Aaron bize yandan bir bakış atıp eliyle bizi mutfaktan kovduğunda ne kadar inatçı olduğunu bildiğimiz için diretmeden salona geçtik. Kendimi koltuğa attığımda telefonumu alıp bildirim panelini kontrol ettim ve iç çektim. Bunu fark etmiş olmalı ki Aurora kıkırdayıp Jess'e döndü. "Birileri sevgilisinden mesaj bekliyor anlaşılan."

"Kızlar, o benim-" Jess yanağıma çok hafif bir tokat attığında göz devirdim. "Sus." dedi kibar bir sesle. "Bazen bu akılla nasıl buralara geldin merak ediyorum." diye devam ettiğinde sahte bir alınganlıkla ona baktım ama yine de gülmeden edememiştim. "Öpüştünüz, sürekli birliktesiniz. Ondan bahsederken gözlerinin içi parlıyor. O yüzden saçma sapan konuşma Lenora." dedi Aurora Jess'e destek olur gibi. Haklı olduklarını bilerek sustuğumda gururlu bakışlarla koltuğa iyice yerleştiler.

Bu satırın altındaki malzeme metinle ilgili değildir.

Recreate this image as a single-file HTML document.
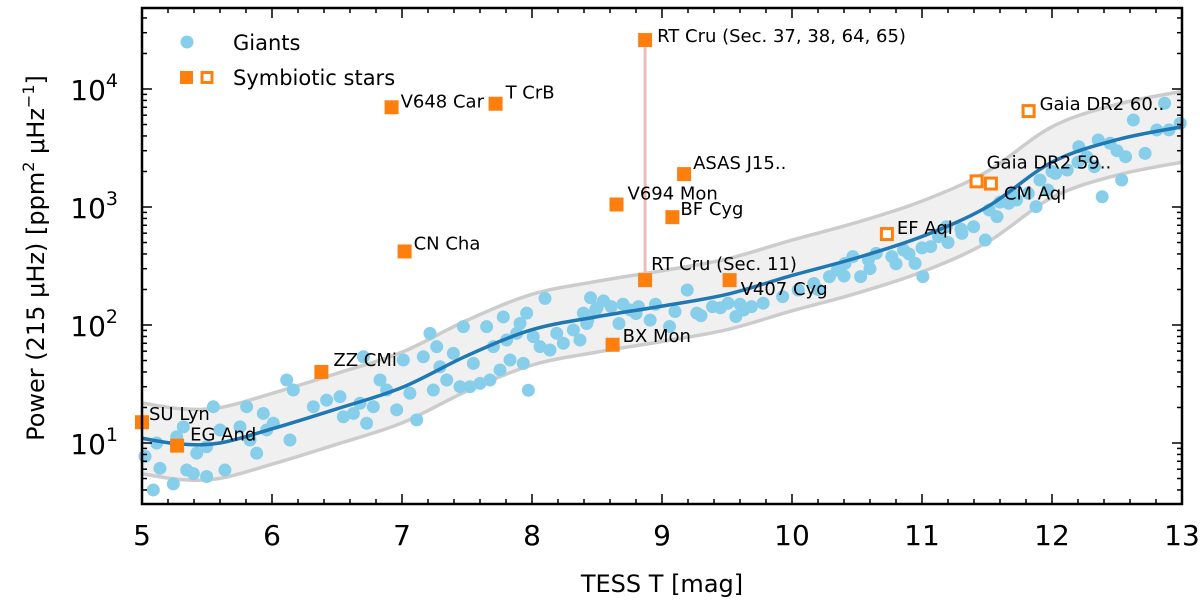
<!DOCTYPE html>
<html><head><meta charset="utf-8"><style>
html,body{margin:0;padding:0;background:#fff;}
svg{display:block;font-family:"DejaVu Sans","Liberation Sans",sans-serif;}
</style></head><body>
<svg id="chart" width="1200" height="613" viewBox="0 0 1200 613" xmlns="http://www.w3.org/2000/svg">
<g id="band"></g>
<g id="giants"></g>
<g id="trend"></g>
<g id="sym"></g>
<g id="axes"></g>
<g>
  <circle cx="187" cy="42" r="6.5" fill="#87ceeb"/>
  <text x="233" y="50" font-size="21">Giants</text>
  <rect x="180" y="71" width="13" height="13" fill="#ff7f0e"/>
  <rect x="202" y="72.5" width="10" height="10" fill="#fff" stroke="#ff7f0e" stroke-width="3"/>
  <text x="233" y="85" font-size="21">Symbiotic stars</text>
</g>
<text x="662" y="592" font-size="24" text-anchor="middle">TESS T [mag]</text>
<text transform="translate(44,258) rotate(-90)" font-size="24" text-anchor="middle">Power (215 μHz) [ppm<tspan font-size="16" dy="-10">2</tspan><tspan dy="10"> μHz</tspan><tspan font-size="16" dy="-10">−1</tspan><tspan dy="10">]</tspan></text>
</svg>
<script>
const giantMag=[5.023,5.087,5.138,5.113,5.241,5.267,5.318,5.344,5.395,5.497,5.421,5.497,5.549,5.638,5.6,5.754,5.805,5.831,5.882,5.933,5.959,6.01,6.113,6.138,6.164,6.318,6.42,6.523,6.549,6.626,6.677,6.728,6.779,6.882,6.959,7.113,7.01,6.831,6.703,7.061,7.164,7.215,7.267,7.241,7.292,7.344,7.395,7.446,7.472,7.523,7.549,7.6,7.651,7.677,7.703,7.754,7.779,7.805,7.831,7.882,7.908,7.933,7.959,7.972,8.01,8.062,8.1,8.138,8.19,8.241,8.318,8.369,8.395,8.421,8.429,8.489,8.609,8.669,8.759,8.819,8.909,9.058,9.194,9.268,9.388,9.508,9.568,9.628,9.688,9.778,9.928,10.048,10.168,10.288,10.348,10.408,10.468,10.528,10.588,10.648,10.768,10.858,10.947,11.007,11.067,11.127,11.187,11.307,11.397,11.487,11.517,11.577,11.667,11.727,11.817,11.877,11.907,11.967,12.027,12.117,12.206,12.266,12.326,12.386,12.356,12.446,12.536,12.566,12.626,12.716,12.806,12.866,12.986,8.5,8.55,8.45,8.7,8.8,8.95,9.1,9.3,9.45,9.6,10.2,10.4,10.6,10.8,10.9,11.0,11.2,11.3,11.6,11.7,12.0,12.2,12.5,12.9];
const giantPower=[7.7,4.0,6.1,10,4.5,11.3,13.7,5.9,5.5,5.2,8.2,9.3,20.3,5.9,12.9,13.7,20.3,10.6,8.2,17.8,12.9,14.7,34.2,10.6,28.1,20.3,23.1,24.7,16.7,17.8,21.7,14.7,20.3,28.1,19.1,15.7,50.5,34.2,53.8,26.4,53.8,84.9,65.5,28.1,44.3,34.2,57.5,30,96.8,30,47.3,32,96.8,34.2,65.5,41.6,117,74.6,50.5,85,103,47.3,126,28,79.6,65.5,168,61.4,85,70,90.8,74.6,126,103,110,134,143,103,134,143,110,97,198,126,143,153,118,134,143,153,174,198,225,257,292,333,380,257,356,405,380,432,333,257,462,560,681,598,681,525,944,828,1075,1146,1306,1007,1694,1393,1928,2058,3243,2668,2196,1222,3698,3466,1694,2668,5458,2849,4498,7568,5115,140,160,170,150,125,150,130,120,140,150,200,260,300,330,400,450,500,650,1100,1300,2000,2400,3000,4500];
const trendMag=[5,5.3,5.6,6,6.5,7,7.5,8,8.5,9,9.5,10,10.5,11,11.5,12,12.5,13];
const trendLog=[1.04,0.99,1.0,1.12,1.29,1.47,1.74,1.96,2.07,2.16,2.26,2.42,2.57,2.75,3.0,3.38,3.57,3.68];
const bandHalfWidth=0.3;
const symNames=["SU Lyn","EG And","ZZ CMi","V648 Car","CN Cha","T CrB","V694 Mon","BX Mon","RT Cru (Sec. 11)","RT Cru (Sec. 37, 38, 64, 65)","BF Cyg","ASAS J15..","V407 Cyg","EF Aql","Gaia DR2 59..","CM Aql","Gaia DR2 60.."];
const symMag=[5.0,5.27,6.38,6.92,7.02,7.72,8.65,8.62,8.87,8.87,9.08,9.17,9.52,10.73,11.42,11.53,11.82];
const symPower=[15,9.5,40,7000,420,7500,1050,68,240,26000,820,1900,240,590,1650,1580,6500];
const symOpen=[0,0,0,0,0,0,0,0,0,0,0,0,0,1,1,1,1];
const labOff=[[7,-2],[13,-5],[12,-6],[9,0],[9,-2],[10,-5],[11,-5],[10,-3],[6,-10],[12,2],[8,-2],[9,-5],[11,15],[10,0],[10,-13],[13,16],[11,-1]];
const xTicks=[5,6,7,8,9,10,11,12,13];
const yTickExp=[1,2,3,4];

const NS="http://www.w3.org/2000/svg";
const X0=142,X1=1182,Y0=8,Y1=504;
const xs=m=>X0+(m-5)*(X1-X0)/8;
const ys=p=>443-(Math.log10(p)-1)*118;
const yl=l=>443-(l-1)*118;
function mk(tag,attrs,parent){const e=document.createElementNS(NS,tag);for(const k in attrs)e.setAttribute(k,attrs[k]);parent.appendChild(e);return e;}
function smooth(px,py){let d="M"+px[0]+","+py[0];for(let i=0;i<px.length-1;i++){const x0=px[i-1]??px[i],y0=py[i-1]??py[i],x3=px[i+2]??px[i+1],y3=py[i+2]??py[i+1];d+=" C"+(px[i]+(px[i+1]-x0)/6)+","+(py[i]+(py[i+1]-y0)/6)+" "+(px[i+1]-(x3-px[i])/6)+","+(py[i+1]-(y3-py[i])/6)+" "+px[i+1]+","+py[i+1];}return d;}

const band=document.getElementById('band');
const tx=trendMag.map(xs);
const up=trendLog.map(l=>yl(l+bandHalfWidth)), lo=trendLog.map(l=>yl(l-bandHalfWidth));
const upD=smooth(tx,up);
const loRev=smooth(tx.slice().reverse(),lo.slice().reverse());
const fill=mk('path',{d:upD+" L"+loRev.slice(1)+" Z",fill:"#f0f0f0",stroke:"none"},band);


const bu=mk('path',{d:upD,fill:"none",stroke:"#cccccc","stroke-width":3.5},band);


const bl=mk('path',{d:smooth(tx,lo),fill:"none",stroke:"#cccccc","stroke-width":3.5},band);



const gg=document.getElementById('giants');
giantMag.forEach((m,i)=>{const c=mk('circle',{cx:xs(m),cy:ys(giantPower[i]),r:6.5,fill:"#87ceeb"},gg);

});

const tr=mk('path',{d:smooth(tx,trendLog.map(yl)),fill:"none",stroke:"#1f77b4","stroke-width":3.5},document.getElementById('trend'));



const sg=document.getElementById('sym');
const iLow=symNames.indexOf("RT Cru (Sec. 11)"),iHigh=symNames.indexOf("RT Cru (Sec. 37, 38, 64, 65)");
const link=mk('line',{x1:xs(symMag[iLow]),y1:ys(symPower[iLow]),x2:xs(symMag[iHigh]),y2:ys(symPower[iHigh]),stroke:"#eebbbb","stroke-width":3},sg);


symMag.forEach((m,i)=>{const x=xs(m),y=ys(symPower[i]);let r;
 if(symOpen[i]) r=mk('rect',{x:x-5.5,y:y-5.5,width:11,height:11,fill:"#fff",stroke:"#ff7f0e","stroke-width":3},sg);
 else r=mk('rect',{x:x-7,y:y-7,width:14,height:14,fill:"#ff7f0e"},sg);
 
 
 const t=mk('text',{x:x+labOff[i][0],y:y+labOff[i][1],"font-size":18},sg);t.textContent=symNames[i];
 
 });

const ax=document.getElementById('axes');
const fr=mk('rect',{x:X0,y:Y0,width:X1-X0,height:Y1-Y0,fill:"none",stroke:"#000","stroke-width":2.5},ax);


for(let m=5;m<=13.001;m+=0.2){const x=xs(m),maj=Math.abs(m-Math.round(m))<0.01,L=maj?10:5;
 mk('line',{x1:x,y1:Y1,x2:x,y2:Y1-L,stroke:"#000","stroke-width":1.5},ax);
 mk('line',{x1:x,y1:Y0,x2:x,y2:Y0+L,stroke:"#000","stroke-width":1.5},ax);}
xTicks.forEach(v=>{const t=mk('text',{x:xs(v),y:545,"font-size":28,"text-anchor":"middle"},ax);t.textContent=v;
 
 });
for(let d=0;d<=4;d++)for(let k=1;k<=9;k++){const p=k*Math.pow(10,d),y=ys(p);if(y<Y0||y>Y1)continue;const L=k==1?10:5;
 mk('line',{x1:X0,y1:y,x2:X0+L,y2:y,stroke:"#000","stroke-width":1.5},ax);
 mk('line',{x1:X1,y1:y,x2:X1-L,y2:y,stroke:"#000","stroke-width":1.5},ax);}
yTickExp.forEach(e=>{const t=mk('text',{x:118,y:ys(Math.pow(10,e))+11,"font-size":28,"text-anchor":"end"},ax);
 t.textContent="10";const s=mk('tspan',{"font-size":19,dy:-13},t);s.textContent=e;
 
 });
</script>
</body></html>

Onlara Harry'nin bana şarkısını dinlettiğini söylememiştim. Hâlâ bunun etkisinden çıktığım da söylenemezdi gerçi. Kulağa aslında basit bir şey gibi gelse de bu çok büyük bir güven gerektiriyordu. O, dünyaca ünlü bir müzisyendi ve neredeyse herkesin büyük bir merakla beklediği, şimdiden rekorlar kıracağı söylenen ve daha ortada hiçbir şey olmamasına rağmen yılın en büyük ödüllerine aday olması beklenen bir albüm çıkarmaya hazırlanıyordu. Ve bu albümün tamamlanan ilk şarkısını dinleme şansım olmuştu. Bu, çok büyük bir duyguydu. Benim için özel olan birinde özel bir yerimin olması kalbimi dolduruyordu.

"Aman Tanrım." dedi Jess çığlık atarak yerinden kalkarken. Ne yapmaya çalıştığını anlamak için ona döndüğümde salondaki vazoda yerini alan, Harry'nin dün sürpriz yaparak getirdiği papatyalara ve sarı güllere ilerlediğini görüp güldüm. "Harry mi gönderdi?" diye sordu hevesle. "Göndermedi. Getirdi." diye düzelttiğimde Jess ve Aurora aynı anda bir çığlık attı.